Strange how the Internet makes the World so small. Without the internet I would have never known of the existence of these people and their portraits.
Sheltering Jewish People During World War II
The words Art for Food mean that I will never see a lot of paintings my Dad painted just before and during the World War 2. We have some pictures, but those are in Black and White.
During the World War 2 my mom provided shelter in her house for Jewish people. Aunt Lotte was one of them and later on Irma, a young girl who had fled from Germany earlier on. She also found shelter in my parents house and they all survived and stayed friends for life.
I just found this photo in one of the old photo albums, never noticed it before. Irma came to us in 1943 and stayed until 1946, when she moved to Israel.
The photo above must have been taken somewhere in 1944, because my mom is pregnant from me. The Scottish Terrier dog was a wedding gift from my dad to my mom. His name was Omar, I remember him well.
Update Summer 2014: I Got This Call From a Reporter
He Writes About People Who Sheltered Jews During WW2
Summer 2014 I got a phone call from a news reporter who tells the stories of people who have helped Jews during the World War 2. He found this lens of mine on the internet and asked me if I could provide him some information about my mom and dad and the people they sheltered during WW2.
He wrote this beautiful story about my folks, about the Jewish girl Irma and the Jewish couple to whom I refer to as Uncle George and Aunt Lotte. Their daughter Mirjam found me through my article Poems to Mom
Of course, his story is written in Dutch, but maybe with an online translator you can get an idea of what was written. 60 years of oranges
I'm proud of my mom and dad. Someday I'll write their story about sheltering Jewish people during the war and how they got their Yad Vashem award of The Righteous Among The Nations.

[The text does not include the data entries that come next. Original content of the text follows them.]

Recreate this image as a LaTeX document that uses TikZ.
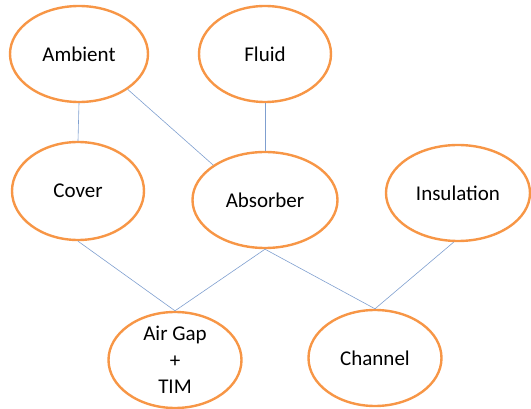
\documentclass[tikz,border=0pt]{standalone}
\usepackage{fontspec}
\setmainfont{Carlito}
\usetikzlibrary{shapes.geometric}
\definecolor{ringorange}{HTML}{F79646}
\definecolor{linkblue}{HTML}{7F9FCF}
\begin{document}
\begin{tikzpicture}[x=1pt,y=-1pt,
        part/.style={ellipse,draw=ringorange,line width=2.4pt,inner sep=0pt,
            minimum width=136pt,minimum height=96pt,align=center,
            font=\fontsize{21}{26.5}\selectfont},
        link/.style={draw=linkblue,line width=0.6pt}]
        \useasboundingbox (0,0) rectangle (531,409);

        \node[part,minimum width=138pt] (ambient) at (79,54) {Ambient};
        \node[part,minimum width=132pt] (fluid) at (265,54) {Fluid};
        \node[part,minimum width=132pt,minimum height=98pt] (cover) at (78,191) {Cover};
        \node[part,minimum width=145pt] (absorber) at (265,200) {Absorber};
        \node[part,minimum width=144pt] (insulation) at (458,193) {Insulation};
        \node[part,minimum width=133pt] (airgap) at (175,360) {Air Gap\\+\\TIM};
        \node[part,minimum width=133pt] (channel) at (375,358) {Channel};

        \draw[link] (ambient.south) -- (cover.north);
        \draw[link] (ambient.-36) -- (absorber.146);
        \draw[link] (fluid.south) -- (absorber.north);
        \draw[link] (cover.south) -- (airgap.north);
        \draw[link] (absorber.south) -- (airgap.north);
        \draw[link] (absorber.south) -- (channel.north);
        \draw[link] (insulation.-95) -- (channel.north);
    \end{tikzpicture}
\end{document}
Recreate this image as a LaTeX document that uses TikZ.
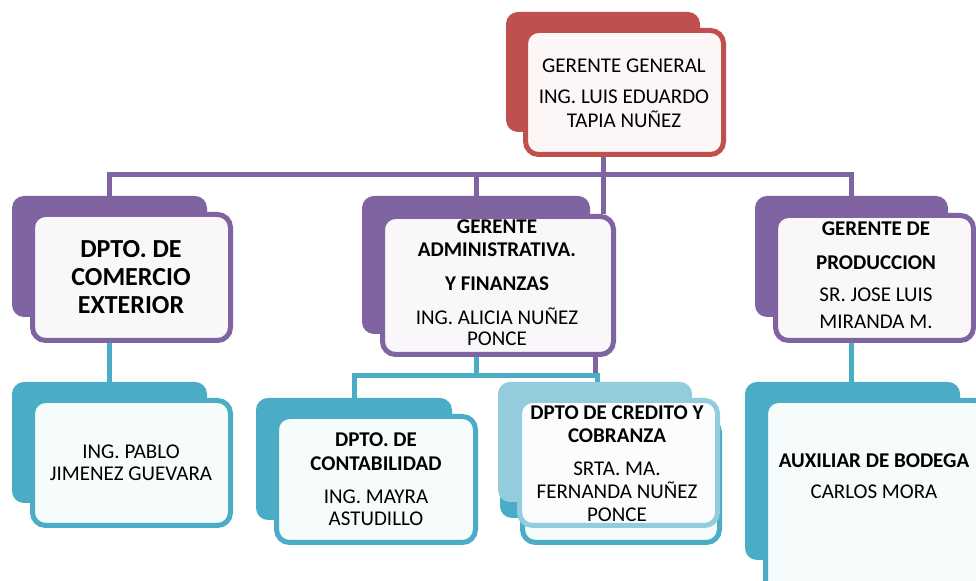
\documentclass[tikz,border=0pt]{standalone}
\usepackage{fontspec}
\setmainfont{Carlito}
\usetikzlibrary{backgrounds}
\definecolor{rojo}{HTML}{C0504D}
\definecolor{morado}{HTML}{8064A2}
\definecolor{celeste}{HTML}{4BACC6}
\definecolor{claro}{HTML}{93CDDD}

\begin{document}
\begin{tikzpicture}[x=0.5pt,y=-0.5pt,
    fondo/.style={fill=#1,rounded corners=6pt,inner sep=0pt},
    frente/.style={draw=#1,fill=#1!5!white,line width=2.5pt,rounded corners=6.5pt,inner sep=0pt},
    texto/.style={align=center,inner sep=0pt,font=\fontsize{10.5}{11.5}\selectfont},
    grande/.style={texto,font=\fontsize{13}{14}\selectfont\bfseries},
    linea/.style={draw=#1,line width=2.5pt}]
    \clip (0,0) rectangle (976,581);
    % gerente general
    \node[fondo=rojo,minimum width=97pt,minimum height=60pt] (ggb) at (603,72) {};
    \node[frente=rojo,minimum width=99pt,minimum height=62pt] (ggf) at (624.5,92.5) {};
    \node[texto] (ggt) at (624,93) {GERENTE GENERAL\\[4pt] ING. LUIS EDUARDO\\[0.5pt] TAPIA NUÑEZ};
    % segundo nivel
    \node[fondo=morado,minimum width=97.5pt,minimum height=60.5pt] (comb) at (109.5,256.5) {};
    \node[frente=morado,minimum width=99pt,minimum height=63pt] (comf) at (131.5,277.5) {};
    \node[grande] (comt) at (131,277) {DPTO. DE\\ COMERCIO\\ EXTERIOR};
    \node[fondo=morado,minimum width=114pt,minimum height=69pt] (admb) at (476,265) {};
    \node[frente=morado,minimum width=115.5pt,minimum height=69pt] (admf) at (498,285.5) {};
    \node[texto] (admt) at (497,282.5) {\textbf{GERENTE}\\ \textbf{ADMINISTRATIVA.}\\[5.5pt] \textbf{Y FINANZAS}\\[5.5pt] ING. ALICIA NUÑEZ\\[-1pt] PONCE};
    \node[fondo=morado,minimum width=96.5pt,minimum height=60.5pt] (prodb) at (851.5,256.5) {};
    \node[frente=morado,minimum width=99pt,minimum height=62.5pt] (prodf) at (874.5,278) {};
    \node[texto] (prodt) at (876,275.5) {\textbf{GERENTE DE}\\[5.5pt] \textbf{PRODUCCION}\\[4.5pt] SR. JOSE LUIS\\[1.8pt] MIRANDA M.};
    % tercer nivel
    \node[fondo=celeste,minimum width=97.5pt,minimum height=60.5pt] (pabb) at (109.5,442.5) {};
    \node[frente=celeste,minimum width=99pt,minimum height=62.5pt] (pabf) at (131.5,463) {};
    \node[texto] (pabt) at (131,462.5) {ING. PABLO\\[-0.5pt] JIMENEZ GUEVARA};
    \node[fondo=celeste,minimum width=98pt,minimum height=61pt] (conb) at (354,459) {};
    \node[frente=celeste,minimum width=99.5pt,minimum height=63pt] (conf) at (376,479.5) {};
    \node[texto] (cont) at (376,479) {\textbf{DPTO. DE}\\[0.5pt] \textbf{CONTABILIDAD}\\[5pt] ING. MAYRA\\[-0.5pt] ASTUDILLO};
    \node[fondo=celeste,minimum width=97pt,minimum height=60pt] (crdb) at (597,458) {};
    \node[frente=celeste,minimum width=98.5pt,minimum height=61.5pt] (crdf) at (621,481) {};
    \node[fondo=claro,minimum width=97pt,minimum height=60pt] (crlb) at (595,442) {};
    \node[frente=claro,minimum width=99pt,minimum height=62.5pt] (crlf) at (618.5,463) {};
    \node[texto] (crt) at (617,463.5) {\textbf{DPTO DE CREDITO Y}\\ \textbf{COBRANZA}\\[5pt] SRTA. MA.\\ FERNANDA NUÑEZ\\ PONCE};
    \node[fondo=celeste,minimum width=107.5pt,minimum height=89pt] (auxb) at (852.5,471) {};
    \node[frente=celeste,minimum width=111pt,minimum height=98.5pt] (auxf) at (876.5,499) {};
    \node[texto] (auxt) at (874,476) {\textbf{AUXILIAR DE BODEGA}\\[4pt] CARLOS MORA};
    % lineas
    \coordinate (bus) at (0,175);
    \coordinate (cbus) at (0,376);
    \begin{scope}[on background layer]
    \fill[white] (0,0) rectangle (976,581);
    \draw[linea=morado] (ggb.south) -- (ggb.south |- admf.north);
    \draw[linea=morado] (comb.north) |- (prodb.north |- bus) -- (prodb.north);
    \draw[linea=morado] (admb.north) -- (admb.north |- bus);
    \draw[linea=morado] (admf.south -| crlb.north) -- (crlb.north |- cbus);
    \draw[linea=celeste] (comb.south) -- (pabb.north);
    \draw[linea=celeste] (prodb.south) -- (prodb.south |- auxb.north);
    \draw[linea=celeste] (admb.south) -- (admb.south |- cbus);
    \draw[linea=celeste] (conb.north) |- (crdb.north |- cbus) -- (crdb.north);
    \end{scope}
\end{tikzpicture}
\end{document}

Retrieving My Dad's Paintings
Sometimes I Stumble Upon My Dad's Paintings On The Internet
Sometimes I just type my father's name in my browser and look at what comes up. On a regular base I notice sales of his paintings and sometimes I'm lucky and buy them back. Sometimes their selling price is way above my budget alas.
Update February 20, 2020
Yesterday I googled my dad's name again and there it was: a very early still life painted by my dad in 1935 when he was 25 years old. It was for sale and I bought it. Probably one of the many paintings my mom swapped for food at the end of WW2.